__Problem details__: Show all lines from the listing below that contain "this".

— START OF Source material —

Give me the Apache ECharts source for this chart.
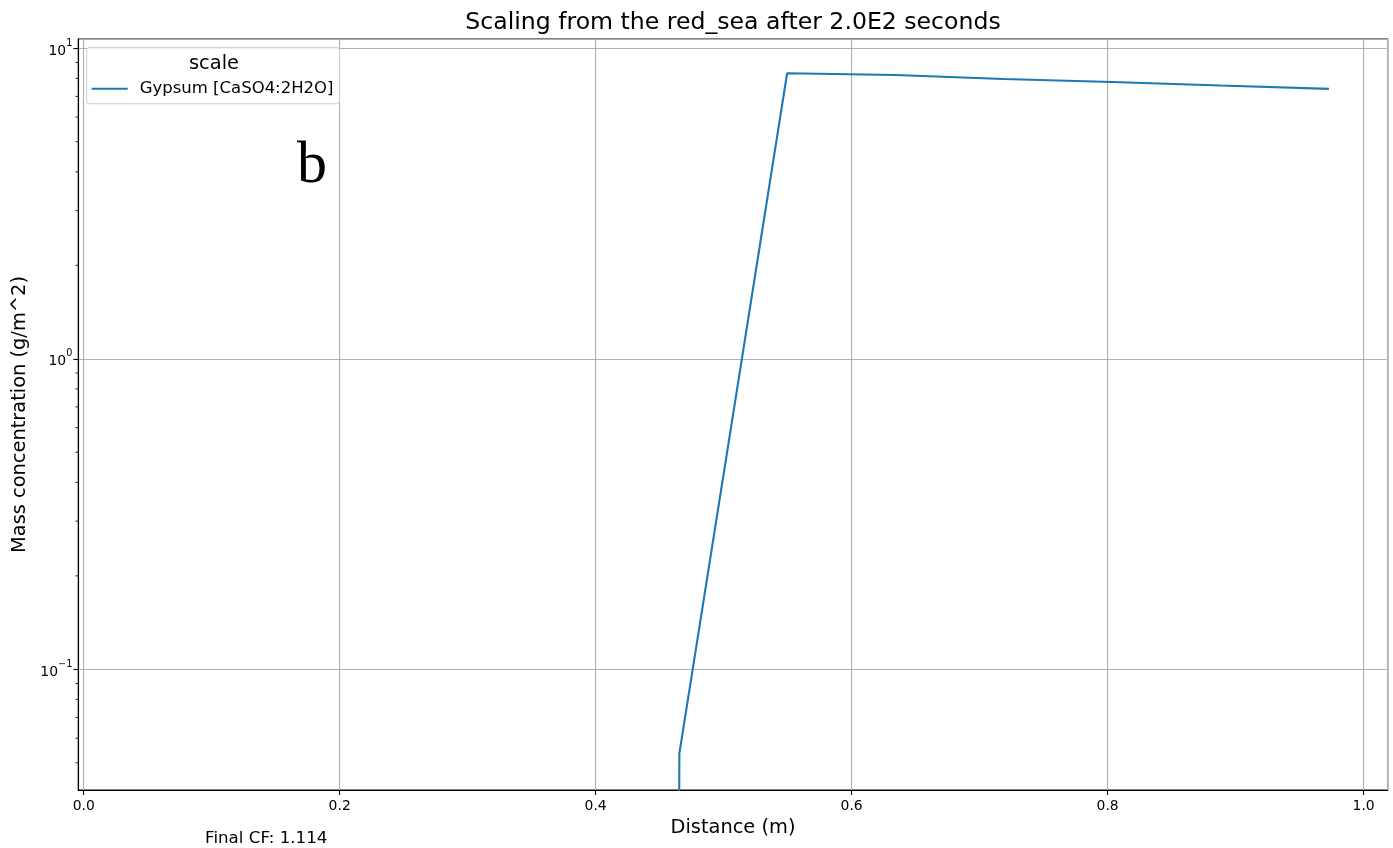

— END OF Source material —
— START OF Source material —

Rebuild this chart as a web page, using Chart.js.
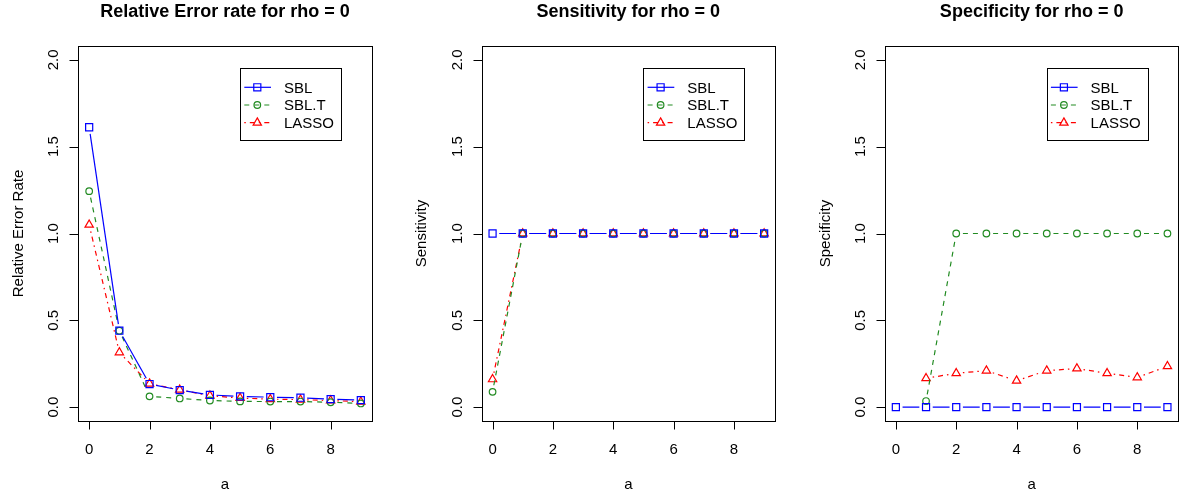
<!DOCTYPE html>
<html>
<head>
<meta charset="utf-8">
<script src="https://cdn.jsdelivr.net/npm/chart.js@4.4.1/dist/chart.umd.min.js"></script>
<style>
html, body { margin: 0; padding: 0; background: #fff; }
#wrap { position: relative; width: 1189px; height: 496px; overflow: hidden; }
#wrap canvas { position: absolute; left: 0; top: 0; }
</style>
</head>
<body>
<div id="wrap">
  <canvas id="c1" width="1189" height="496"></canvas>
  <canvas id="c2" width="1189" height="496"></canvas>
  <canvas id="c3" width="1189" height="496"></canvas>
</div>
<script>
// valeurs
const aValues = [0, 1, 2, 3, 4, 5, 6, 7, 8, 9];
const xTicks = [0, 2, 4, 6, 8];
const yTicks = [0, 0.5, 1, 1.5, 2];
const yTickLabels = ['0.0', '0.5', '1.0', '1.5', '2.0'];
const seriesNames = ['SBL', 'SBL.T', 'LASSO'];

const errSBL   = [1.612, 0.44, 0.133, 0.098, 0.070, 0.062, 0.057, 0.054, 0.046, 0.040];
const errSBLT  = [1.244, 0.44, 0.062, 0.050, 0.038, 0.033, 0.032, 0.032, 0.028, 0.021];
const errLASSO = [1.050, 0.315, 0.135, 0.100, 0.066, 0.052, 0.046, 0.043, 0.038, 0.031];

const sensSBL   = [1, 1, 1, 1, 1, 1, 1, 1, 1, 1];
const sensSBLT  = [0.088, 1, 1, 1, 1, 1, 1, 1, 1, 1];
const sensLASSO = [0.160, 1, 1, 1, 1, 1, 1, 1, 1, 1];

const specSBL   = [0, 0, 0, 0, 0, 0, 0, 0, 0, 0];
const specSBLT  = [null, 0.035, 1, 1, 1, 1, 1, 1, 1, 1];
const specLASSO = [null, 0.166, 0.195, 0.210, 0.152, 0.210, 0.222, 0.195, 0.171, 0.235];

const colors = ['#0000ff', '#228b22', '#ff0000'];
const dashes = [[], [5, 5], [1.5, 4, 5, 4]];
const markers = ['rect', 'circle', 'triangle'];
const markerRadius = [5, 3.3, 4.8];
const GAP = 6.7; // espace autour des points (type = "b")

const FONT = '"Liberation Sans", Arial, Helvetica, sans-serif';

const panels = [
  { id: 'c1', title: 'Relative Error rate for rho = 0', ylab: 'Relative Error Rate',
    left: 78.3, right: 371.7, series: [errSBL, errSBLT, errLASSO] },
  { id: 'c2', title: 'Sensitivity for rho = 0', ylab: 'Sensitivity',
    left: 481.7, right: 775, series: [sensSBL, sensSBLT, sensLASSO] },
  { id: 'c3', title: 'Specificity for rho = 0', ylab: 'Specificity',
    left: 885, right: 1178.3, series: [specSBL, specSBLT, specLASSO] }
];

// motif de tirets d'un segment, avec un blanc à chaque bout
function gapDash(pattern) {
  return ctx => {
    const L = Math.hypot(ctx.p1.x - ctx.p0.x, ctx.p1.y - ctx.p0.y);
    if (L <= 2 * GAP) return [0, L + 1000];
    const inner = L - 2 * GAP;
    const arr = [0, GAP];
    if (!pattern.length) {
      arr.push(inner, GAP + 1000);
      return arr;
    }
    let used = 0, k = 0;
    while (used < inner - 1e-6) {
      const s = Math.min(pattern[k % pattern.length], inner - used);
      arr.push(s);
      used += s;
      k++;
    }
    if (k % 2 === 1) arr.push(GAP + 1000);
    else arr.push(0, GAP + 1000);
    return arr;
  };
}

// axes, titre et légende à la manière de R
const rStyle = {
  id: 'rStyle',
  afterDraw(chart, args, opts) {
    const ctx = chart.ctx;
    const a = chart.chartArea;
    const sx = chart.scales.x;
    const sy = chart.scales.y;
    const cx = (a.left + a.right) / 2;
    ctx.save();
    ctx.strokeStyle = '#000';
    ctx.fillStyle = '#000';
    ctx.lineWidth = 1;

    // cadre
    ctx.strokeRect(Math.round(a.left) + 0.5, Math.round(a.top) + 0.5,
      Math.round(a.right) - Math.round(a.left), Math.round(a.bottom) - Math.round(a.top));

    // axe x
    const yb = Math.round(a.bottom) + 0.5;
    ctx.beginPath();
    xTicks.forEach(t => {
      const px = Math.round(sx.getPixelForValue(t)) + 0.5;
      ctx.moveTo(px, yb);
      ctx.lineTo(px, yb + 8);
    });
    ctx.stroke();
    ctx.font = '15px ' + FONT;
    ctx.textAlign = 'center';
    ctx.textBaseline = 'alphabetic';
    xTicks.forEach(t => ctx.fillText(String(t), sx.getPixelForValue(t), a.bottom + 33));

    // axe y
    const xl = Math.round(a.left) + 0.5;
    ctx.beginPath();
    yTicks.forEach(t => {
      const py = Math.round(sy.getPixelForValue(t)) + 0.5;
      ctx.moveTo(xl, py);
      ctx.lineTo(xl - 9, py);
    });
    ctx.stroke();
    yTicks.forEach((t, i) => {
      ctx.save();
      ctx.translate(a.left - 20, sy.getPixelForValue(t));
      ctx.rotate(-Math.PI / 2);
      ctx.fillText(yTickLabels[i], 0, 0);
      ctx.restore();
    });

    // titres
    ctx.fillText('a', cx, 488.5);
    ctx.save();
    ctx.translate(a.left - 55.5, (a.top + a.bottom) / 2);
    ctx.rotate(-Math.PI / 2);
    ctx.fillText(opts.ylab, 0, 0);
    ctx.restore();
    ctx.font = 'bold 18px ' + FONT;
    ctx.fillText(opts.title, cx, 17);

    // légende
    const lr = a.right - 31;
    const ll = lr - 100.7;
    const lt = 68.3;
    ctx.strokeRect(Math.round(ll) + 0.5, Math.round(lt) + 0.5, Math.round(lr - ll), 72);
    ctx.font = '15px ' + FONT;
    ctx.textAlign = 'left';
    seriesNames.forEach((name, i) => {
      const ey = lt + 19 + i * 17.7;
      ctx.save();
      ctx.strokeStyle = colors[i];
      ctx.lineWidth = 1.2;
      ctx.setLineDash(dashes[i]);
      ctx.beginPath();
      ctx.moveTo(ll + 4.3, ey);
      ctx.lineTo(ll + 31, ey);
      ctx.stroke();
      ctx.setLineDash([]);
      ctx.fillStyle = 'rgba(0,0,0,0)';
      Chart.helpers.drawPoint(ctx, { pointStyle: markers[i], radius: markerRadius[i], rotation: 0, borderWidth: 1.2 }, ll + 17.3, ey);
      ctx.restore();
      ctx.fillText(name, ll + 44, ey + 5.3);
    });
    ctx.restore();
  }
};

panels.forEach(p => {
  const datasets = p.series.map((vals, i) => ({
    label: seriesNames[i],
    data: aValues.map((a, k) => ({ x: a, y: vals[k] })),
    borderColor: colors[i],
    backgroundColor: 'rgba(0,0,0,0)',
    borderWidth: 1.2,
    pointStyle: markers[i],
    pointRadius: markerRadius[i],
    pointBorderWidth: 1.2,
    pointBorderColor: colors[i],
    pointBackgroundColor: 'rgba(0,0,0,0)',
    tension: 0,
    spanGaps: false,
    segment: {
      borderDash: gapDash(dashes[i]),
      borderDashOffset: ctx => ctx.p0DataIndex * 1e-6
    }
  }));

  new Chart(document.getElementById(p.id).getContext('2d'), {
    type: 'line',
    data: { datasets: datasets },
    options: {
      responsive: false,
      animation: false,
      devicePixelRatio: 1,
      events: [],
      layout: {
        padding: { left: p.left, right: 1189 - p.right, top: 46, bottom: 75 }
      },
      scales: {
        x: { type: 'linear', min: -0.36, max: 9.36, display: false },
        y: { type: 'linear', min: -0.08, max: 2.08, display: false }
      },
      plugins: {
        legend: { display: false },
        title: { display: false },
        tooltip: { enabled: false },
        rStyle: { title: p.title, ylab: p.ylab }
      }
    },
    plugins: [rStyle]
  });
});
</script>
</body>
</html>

— END OF Source material —

__Solution to the exercise__:
Give me the Apache ECharts source for this chart.
Rebuild this chart as a web page, using Chart.js.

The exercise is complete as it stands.